There is also another aspect of data science where users occasionally require expensive equipment, but can’t afford to reserve this equipment all the time, like GPU instances for example. In a situation where an organization wants to use regular equipment for regular day-to-day work and elastically expand to the cloud and use GPUs to run occasional experiments on larger data sets, Kubernetes’ pluggable infrastructure is a very convenient option.

There are two ways to integrate infrastructure. There is the PaaS-way where you integrate your application lifecycle and tools into your platform. And there is the Kubernetes-way where you keep everything “clean” and separate, basically a layered architecture vs buddeling several layers together.

Keeping the container orchestration layer separate from the middleware and managed services, ensures that your security and governance is at its most effective. "We built the Kublr Platform based on these very principles. As an architect by training, my focus has always been on cleanly separating the architectural layers. As soon as you start tying them to higher or lower layers, you compromise flexibility -- it's architecture 101 really."

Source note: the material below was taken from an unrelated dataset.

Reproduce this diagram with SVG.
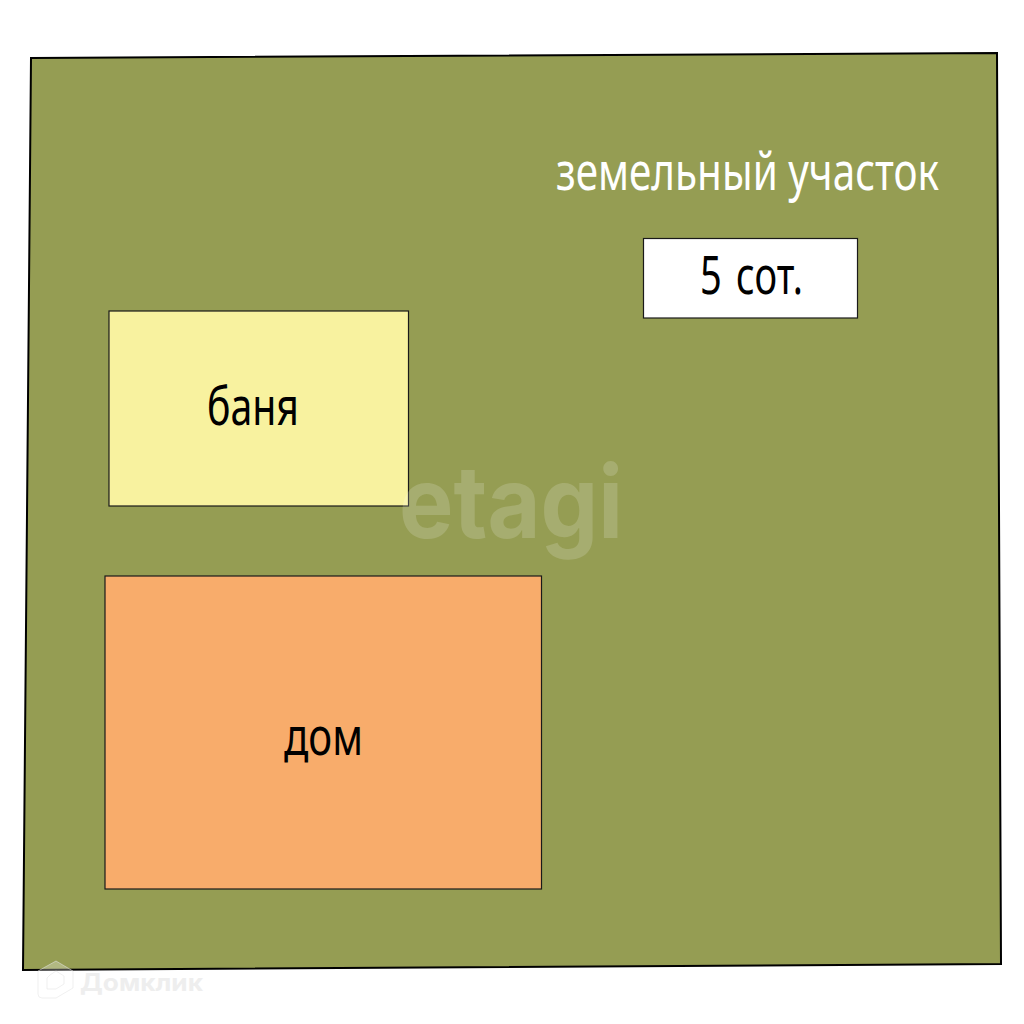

In conclusion, Kubernetes' ability to abstract away the infrastructure represents a huge opportunity to future proof your new IT system. While Kubernetes inherently provides infrastructure abstractions, how it's configured will ultimately determine whether it will leverage or inhibit that ability. "Whichever Kubernetes route you may go", Chunikhin points out, "we recommend ensuring a layered architecture was implemented." Architecture will ultimately determine the longevity of your solution. The more flexible and pluggable, the more likely it'll be able to adapt to your evolving needs.